### Instruction
Locate, in the data below, the line that contains "Clone this chart in matplotlib." and the line that contains "from matplotlib.path import Path"; reproduce exactly those two lines and every line between them, nothing more.

### Materials provided
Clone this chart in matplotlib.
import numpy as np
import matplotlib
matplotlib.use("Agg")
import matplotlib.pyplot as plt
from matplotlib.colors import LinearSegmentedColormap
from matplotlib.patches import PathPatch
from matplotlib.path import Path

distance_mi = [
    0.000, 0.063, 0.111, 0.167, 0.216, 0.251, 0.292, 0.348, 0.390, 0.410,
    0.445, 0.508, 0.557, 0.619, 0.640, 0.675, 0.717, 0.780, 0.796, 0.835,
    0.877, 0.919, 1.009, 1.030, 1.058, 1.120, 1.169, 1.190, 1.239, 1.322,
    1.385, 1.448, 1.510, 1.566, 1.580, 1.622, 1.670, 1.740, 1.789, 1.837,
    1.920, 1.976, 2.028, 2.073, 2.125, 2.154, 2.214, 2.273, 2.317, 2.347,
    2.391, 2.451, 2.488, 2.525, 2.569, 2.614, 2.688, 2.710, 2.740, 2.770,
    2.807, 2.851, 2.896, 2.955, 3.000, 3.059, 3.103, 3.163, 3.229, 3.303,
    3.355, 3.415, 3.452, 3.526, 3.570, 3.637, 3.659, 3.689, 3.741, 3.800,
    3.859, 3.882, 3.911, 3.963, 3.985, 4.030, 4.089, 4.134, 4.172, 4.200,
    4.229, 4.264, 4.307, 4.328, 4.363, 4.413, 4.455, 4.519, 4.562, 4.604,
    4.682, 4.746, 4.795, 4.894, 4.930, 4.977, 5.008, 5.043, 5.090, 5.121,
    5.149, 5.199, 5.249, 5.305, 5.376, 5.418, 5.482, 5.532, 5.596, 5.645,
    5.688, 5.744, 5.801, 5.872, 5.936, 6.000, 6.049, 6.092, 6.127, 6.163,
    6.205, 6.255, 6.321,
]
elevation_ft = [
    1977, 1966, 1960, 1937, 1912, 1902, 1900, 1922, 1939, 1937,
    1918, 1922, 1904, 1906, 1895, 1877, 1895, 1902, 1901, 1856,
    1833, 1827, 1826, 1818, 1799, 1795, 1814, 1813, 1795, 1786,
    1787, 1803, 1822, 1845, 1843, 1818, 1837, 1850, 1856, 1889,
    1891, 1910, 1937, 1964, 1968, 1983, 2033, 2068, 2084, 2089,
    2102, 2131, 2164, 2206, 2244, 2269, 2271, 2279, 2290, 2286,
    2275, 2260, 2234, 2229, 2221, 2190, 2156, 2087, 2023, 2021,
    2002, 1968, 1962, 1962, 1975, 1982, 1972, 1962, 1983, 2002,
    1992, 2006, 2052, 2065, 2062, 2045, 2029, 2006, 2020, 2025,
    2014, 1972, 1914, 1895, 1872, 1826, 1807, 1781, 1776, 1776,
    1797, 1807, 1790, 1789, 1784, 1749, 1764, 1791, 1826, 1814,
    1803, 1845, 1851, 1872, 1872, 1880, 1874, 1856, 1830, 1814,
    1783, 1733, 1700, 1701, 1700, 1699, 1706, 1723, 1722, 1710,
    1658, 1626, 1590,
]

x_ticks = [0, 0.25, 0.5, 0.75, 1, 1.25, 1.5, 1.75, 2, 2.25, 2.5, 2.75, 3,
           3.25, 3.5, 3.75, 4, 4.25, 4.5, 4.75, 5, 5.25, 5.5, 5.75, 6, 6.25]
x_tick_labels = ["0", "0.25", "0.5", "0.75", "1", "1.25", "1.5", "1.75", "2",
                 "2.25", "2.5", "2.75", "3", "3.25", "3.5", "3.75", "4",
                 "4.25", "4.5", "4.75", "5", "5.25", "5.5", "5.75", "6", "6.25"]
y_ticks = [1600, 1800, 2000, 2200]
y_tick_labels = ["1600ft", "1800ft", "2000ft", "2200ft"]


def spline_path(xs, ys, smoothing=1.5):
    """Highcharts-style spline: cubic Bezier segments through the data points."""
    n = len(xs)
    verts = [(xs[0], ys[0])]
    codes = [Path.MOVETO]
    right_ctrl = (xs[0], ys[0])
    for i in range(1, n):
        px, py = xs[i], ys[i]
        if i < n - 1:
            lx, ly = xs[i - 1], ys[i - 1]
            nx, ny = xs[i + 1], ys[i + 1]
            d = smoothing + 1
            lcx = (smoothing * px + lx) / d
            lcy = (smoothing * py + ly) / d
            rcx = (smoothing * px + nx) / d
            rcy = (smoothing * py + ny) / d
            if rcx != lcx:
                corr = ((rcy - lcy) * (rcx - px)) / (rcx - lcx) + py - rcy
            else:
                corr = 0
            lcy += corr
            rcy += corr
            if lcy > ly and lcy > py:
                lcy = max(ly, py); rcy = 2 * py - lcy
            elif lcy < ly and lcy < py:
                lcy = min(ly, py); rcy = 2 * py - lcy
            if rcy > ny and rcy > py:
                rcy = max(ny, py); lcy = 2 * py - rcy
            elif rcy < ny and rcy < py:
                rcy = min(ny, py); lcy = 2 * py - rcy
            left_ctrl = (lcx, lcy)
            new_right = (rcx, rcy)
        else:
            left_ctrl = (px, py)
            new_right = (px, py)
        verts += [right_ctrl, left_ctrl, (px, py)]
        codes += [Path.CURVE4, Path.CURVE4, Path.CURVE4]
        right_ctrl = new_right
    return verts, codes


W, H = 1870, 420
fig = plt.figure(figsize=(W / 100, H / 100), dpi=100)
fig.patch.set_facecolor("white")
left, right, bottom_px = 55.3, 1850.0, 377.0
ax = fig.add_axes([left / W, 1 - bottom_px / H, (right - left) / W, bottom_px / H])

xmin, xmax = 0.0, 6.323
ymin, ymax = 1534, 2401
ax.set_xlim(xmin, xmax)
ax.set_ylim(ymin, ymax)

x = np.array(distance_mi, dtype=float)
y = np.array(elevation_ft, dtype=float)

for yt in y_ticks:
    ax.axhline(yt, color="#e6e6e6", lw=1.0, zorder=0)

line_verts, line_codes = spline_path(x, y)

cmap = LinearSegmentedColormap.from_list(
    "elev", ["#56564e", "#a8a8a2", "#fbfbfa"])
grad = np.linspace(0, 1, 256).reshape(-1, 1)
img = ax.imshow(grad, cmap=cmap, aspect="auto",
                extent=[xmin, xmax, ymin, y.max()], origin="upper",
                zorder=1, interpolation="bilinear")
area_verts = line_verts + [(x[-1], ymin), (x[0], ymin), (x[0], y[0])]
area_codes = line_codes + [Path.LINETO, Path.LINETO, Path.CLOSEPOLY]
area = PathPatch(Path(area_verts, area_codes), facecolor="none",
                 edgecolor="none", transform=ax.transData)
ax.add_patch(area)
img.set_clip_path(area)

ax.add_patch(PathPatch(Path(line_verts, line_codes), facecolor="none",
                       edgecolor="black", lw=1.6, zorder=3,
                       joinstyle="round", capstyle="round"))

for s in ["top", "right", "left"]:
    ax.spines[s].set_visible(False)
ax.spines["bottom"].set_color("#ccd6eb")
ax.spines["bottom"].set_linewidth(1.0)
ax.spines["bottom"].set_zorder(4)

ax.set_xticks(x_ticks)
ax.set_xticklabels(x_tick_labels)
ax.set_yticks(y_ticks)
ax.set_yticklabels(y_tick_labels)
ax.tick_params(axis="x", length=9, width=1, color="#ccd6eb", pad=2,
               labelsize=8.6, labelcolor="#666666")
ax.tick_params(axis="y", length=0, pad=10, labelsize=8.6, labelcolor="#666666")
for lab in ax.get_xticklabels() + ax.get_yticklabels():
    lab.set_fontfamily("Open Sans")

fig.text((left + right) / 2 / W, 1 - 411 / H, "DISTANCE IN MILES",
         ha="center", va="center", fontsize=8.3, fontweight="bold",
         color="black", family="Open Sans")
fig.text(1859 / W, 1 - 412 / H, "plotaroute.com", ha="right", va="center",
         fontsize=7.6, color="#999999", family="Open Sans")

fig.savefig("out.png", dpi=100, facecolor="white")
...
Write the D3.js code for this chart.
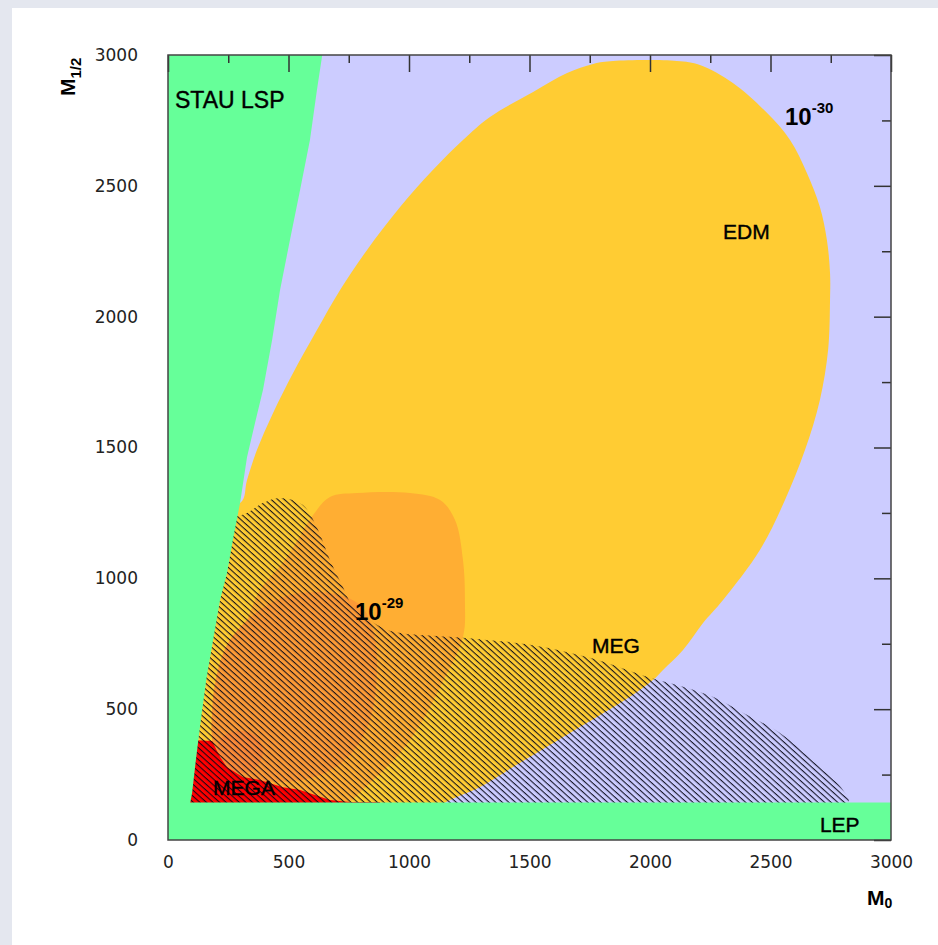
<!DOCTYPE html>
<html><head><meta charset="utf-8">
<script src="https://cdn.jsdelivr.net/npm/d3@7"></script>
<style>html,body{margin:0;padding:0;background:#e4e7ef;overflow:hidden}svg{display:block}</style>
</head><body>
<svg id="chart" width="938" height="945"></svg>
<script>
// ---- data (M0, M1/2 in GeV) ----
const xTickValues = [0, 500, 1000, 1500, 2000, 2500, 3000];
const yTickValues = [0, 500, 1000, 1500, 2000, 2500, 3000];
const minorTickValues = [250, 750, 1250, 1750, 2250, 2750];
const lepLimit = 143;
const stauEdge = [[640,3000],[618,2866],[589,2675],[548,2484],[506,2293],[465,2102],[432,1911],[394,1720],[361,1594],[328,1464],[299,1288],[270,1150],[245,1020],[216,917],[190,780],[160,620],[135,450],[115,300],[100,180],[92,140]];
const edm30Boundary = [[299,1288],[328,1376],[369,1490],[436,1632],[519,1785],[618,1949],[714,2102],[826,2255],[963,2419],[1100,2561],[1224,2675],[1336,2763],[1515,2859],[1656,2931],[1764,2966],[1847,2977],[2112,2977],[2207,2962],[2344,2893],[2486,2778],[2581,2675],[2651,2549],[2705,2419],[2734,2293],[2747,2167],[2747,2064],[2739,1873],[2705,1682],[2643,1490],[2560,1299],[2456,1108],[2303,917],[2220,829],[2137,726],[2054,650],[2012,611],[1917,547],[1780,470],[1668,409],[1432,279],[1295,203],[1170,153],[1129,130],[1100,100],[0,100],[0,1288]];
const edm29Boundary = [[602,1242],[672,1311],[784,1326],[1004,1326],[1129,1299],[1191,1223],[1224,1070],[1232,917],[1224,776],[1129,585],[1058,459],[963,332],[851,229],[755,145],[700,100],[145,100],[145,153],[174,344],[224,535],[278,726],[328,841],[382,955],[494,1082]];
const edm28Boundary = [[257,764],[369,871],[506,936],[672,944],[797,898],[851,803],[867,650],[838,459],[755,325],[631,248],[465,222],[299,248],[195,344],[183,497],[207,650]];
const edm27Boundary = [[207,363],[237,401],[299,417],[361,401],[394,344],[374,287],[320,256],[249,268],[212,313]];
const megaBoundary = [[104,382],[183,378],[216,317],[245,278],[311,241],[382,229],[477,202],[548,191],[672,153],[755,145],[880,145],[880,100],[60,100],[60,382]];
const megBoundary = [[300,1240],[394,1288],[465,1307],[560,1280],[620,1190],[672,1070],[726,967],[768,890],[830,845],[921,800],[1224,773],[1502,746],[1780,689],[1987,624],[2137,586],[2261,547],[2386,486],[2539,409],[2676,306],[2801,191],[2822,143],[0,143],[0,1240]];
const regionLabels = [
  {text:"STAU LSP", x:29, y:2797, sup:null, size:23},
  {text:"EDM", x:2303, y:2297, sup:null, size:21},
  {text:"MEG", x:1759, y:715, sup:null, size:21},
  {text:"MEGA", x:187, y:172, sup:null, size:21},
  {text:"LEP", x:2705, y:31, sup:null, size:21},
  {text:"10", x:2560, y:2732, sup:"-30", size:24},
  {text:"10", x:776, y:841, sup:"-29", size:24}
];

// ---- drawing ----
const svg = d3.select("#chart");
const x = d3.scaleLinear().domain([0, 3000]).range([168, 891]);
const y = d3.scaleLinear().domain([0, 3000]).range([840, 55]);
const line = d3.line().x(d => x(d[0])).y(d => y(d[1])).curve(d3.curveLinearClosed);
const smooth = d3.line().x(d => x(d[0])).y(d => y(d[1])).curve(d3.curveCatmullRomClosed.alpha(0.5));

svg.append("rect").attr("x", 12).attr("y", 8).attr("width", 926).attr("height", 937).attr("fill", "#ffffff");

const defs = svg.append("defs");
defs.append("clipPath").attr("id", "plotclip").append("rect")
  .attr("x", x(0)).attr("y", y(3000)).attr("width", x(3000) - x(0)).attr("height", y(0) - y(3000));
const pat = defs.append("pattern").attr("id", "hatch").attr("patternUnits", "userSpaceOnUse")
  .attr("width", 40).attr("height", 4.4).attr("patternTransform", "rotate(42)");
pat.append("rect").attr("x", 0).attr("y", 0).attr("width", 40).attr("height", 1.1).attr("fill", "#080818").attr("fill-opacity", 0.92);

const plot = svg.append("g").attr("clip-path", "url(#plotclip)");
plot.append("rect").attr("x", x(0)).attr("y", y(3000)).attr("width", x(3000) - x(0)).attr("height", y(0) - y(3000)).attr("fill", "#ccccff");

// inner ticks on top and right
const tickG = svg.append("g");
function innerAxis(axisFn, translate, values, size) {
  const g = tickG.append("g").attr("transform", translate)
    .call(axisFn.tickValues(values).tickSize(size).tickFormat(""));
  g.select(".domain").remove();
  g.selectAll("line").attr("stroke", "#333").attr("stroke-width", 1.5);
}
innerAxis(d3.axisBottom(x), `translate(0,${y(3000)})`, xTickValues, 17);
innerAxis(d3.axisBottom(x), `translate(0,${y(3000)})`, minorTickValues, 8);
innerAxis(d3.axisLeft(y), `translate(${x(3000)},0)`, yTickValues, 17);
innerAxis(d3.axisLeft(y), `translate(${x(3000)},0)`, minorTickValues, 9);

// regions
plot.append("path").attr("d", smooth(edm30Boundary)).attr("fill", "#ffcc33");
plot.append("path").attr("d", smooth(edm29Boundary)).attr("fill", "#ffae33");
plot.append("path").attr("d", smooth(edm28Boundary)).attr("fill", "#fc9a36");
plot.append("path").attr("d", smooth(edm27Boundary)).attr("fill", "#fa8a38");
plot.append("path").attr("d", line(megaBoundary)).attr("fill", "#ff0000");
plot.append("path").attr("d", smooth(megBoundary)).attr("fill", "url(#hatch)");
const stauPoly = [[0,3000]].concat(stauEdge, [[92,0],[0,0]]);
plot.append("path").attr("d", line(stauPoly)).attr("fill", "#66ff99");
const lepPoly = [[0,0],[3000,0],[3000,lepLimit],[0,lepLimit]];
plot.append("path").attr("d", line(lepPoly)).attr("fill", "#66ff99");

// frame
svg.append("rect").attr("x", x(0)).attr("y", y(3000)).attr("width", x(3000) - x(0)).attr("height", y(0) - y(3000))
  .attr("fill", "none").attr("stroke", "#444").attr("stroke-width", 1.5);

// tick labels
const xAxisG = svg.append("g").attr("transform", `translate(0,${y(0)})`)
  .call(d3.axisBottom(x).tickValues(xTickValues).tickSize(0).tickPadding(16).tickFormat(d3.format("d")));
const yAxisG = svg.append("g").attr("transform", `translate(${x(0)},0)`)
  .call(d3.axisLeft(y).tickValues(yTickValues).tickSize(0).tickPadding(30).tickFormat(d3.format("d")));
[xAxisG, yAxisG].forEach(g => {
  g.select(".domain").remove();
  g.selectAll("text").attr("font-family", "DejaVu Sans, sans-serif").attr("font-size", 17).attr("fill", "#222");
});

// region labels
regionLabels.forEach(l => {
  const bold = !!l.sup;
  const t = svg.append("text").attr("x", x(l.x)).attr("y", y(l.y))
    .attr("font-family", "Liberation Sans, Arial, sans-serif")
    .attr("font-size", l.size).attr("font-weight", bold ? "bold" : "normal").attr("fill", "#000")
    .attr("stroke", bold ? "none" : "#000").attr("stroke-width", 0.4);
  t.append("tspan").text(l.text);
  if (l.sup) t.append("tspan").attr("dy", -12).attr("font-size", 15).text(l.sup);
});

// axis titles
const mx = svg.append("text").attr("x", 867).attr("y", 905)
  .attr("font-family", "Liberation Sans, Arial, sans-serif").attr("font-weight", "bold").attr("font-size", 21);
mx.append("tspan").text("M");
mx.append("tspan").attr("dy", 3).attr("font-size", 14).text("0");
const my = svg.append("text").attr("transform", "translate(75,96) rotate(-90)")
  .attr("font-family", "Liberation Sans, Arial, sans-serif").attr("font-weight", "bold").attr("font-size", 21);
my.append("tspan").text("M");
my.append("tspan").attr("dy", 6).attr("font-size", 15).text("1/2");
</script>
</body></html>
==
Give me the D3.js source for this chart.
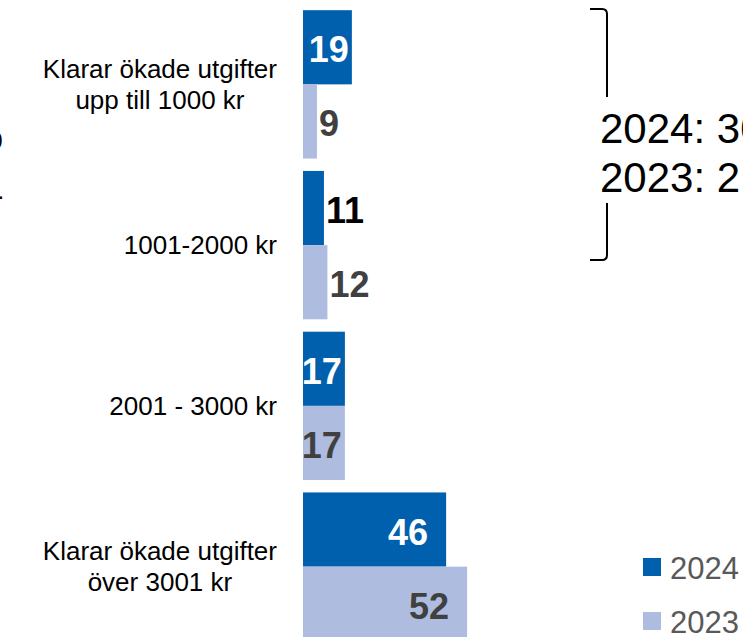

### Solution to the exercise
Clone this chart in matplotlib.
import numpy as np
import matplotlib
matplotlib.use("Agg")
import matplotlib.pyplot as plt
from matplotlib.colors import LinearSegmentedColormap
from matplotlib.patches import PathPatch
from matplotlib.path import Path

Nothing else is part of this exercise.